In a frying pan, sauté the sausages on medium heat. Drain on a paper towel and add to the pot for the duration of cook time.
After the hour, add green onions, bay leaf, thyme and basil. Season to taste with salt, pepper and hot sauce. Cook an additional 1 to 2 hours until chicken is tender and falling apart. Remove meat from bones, and bones from pot. Stir in parsley and adjust seasonings. Serve with Basic Louisiana White Rice and filé powder (also called gumbo filé) for guests who want to thicken the gumbo a bit. Serves eight.
Basic Louisiana White Rice
by Susan Benton
1 tablespoon real butter
1 small onion, minced
1½ cups Louisiana long-grain white rice such as Zatarains
3 cups chicken stock (no MSG, low sodium)
1 bay leaf
2 pinches ground sea salt
Put the butter and onions into a medium pot and cook over moderate heat until they are translucent, 5 minutes or so. Pour the rice into the pan and stir for 2 minutes. Add the chicken stock and bring to a boil. Add the bay leaf and salt. Cover the pan with a lid, reduce the heat to low. Cook for 18 minutes.
Remove the pan from the heat, fluff the rice with a fork and serve. Makes about 4 cups.
Real Texas Chili
by Cindy Joiner Richards
3 pounds boneless chuck, cut into 1-inch cubes (use ground beef or turkey for chili dogs)
2 tablespoons oil
2–3 cloves garlic, chopped
4–6 tablespoons chili powder
2 teaspoons ground cumin
3 tablespoons flour
1 tablespoon leaf oregano
2 13¾-ounce cans beef broth
1 teaspoon salt
¼ teaspoon pepper
1 can pinto beans
1 cup sour cream
1 lime, cut into wedges
Heat oil; stir in beef until meat changes color but does not brown. Lower heat, stir in garlic.
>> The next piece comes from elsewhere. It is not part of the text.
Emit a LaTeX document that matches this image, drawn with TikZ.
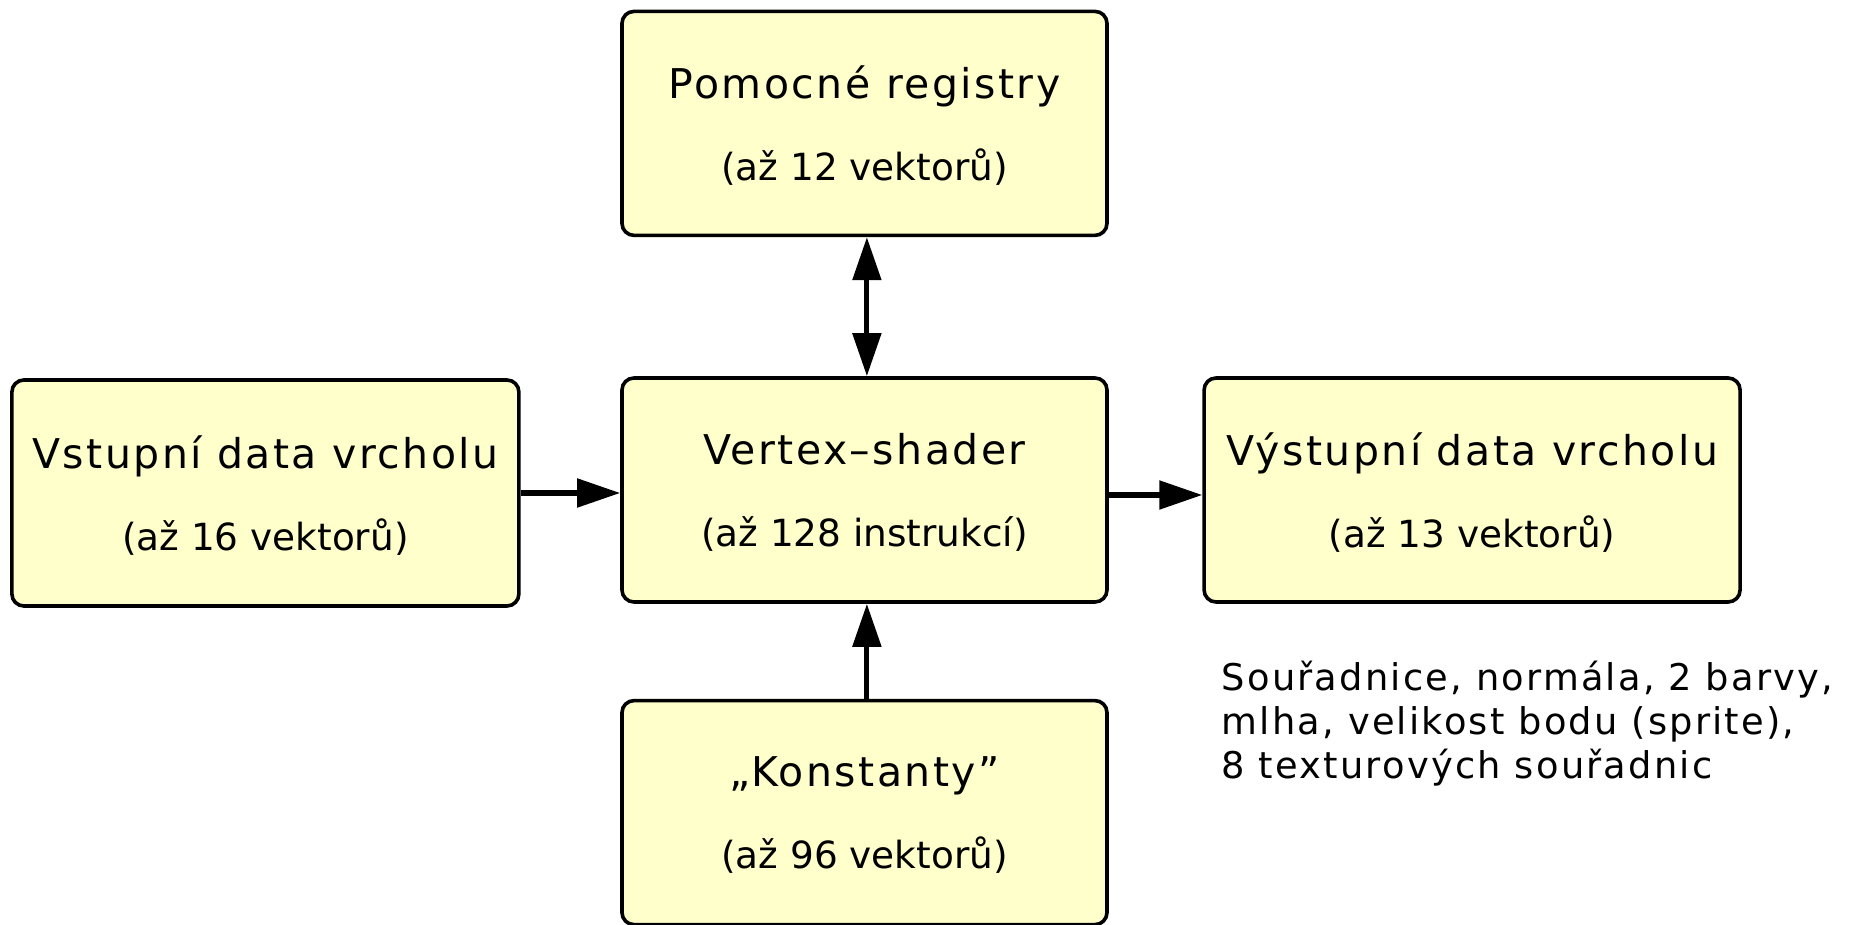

In a separate bowl, combine chili powder, cumin and flour. Sprinkle meat with this mixture, stirring until meat is evenly coated. Crumble oregano over meat. Add 1½ cans broth, stir until blended. Season with salt and pepper. Bring to boil, stirring occasionally. Reduce heat; simmer partially covered for 1½ hours, stirring occasionally.
Add remaining broth; cook 30 minutes longer. Cool, cover and refrigerate overnight to deepen flavor. When ready to serve, reheat. (Add beans if desired.) Optional: Garnish each dish with a dollop of sour cream and a lime wedge. Serves eight.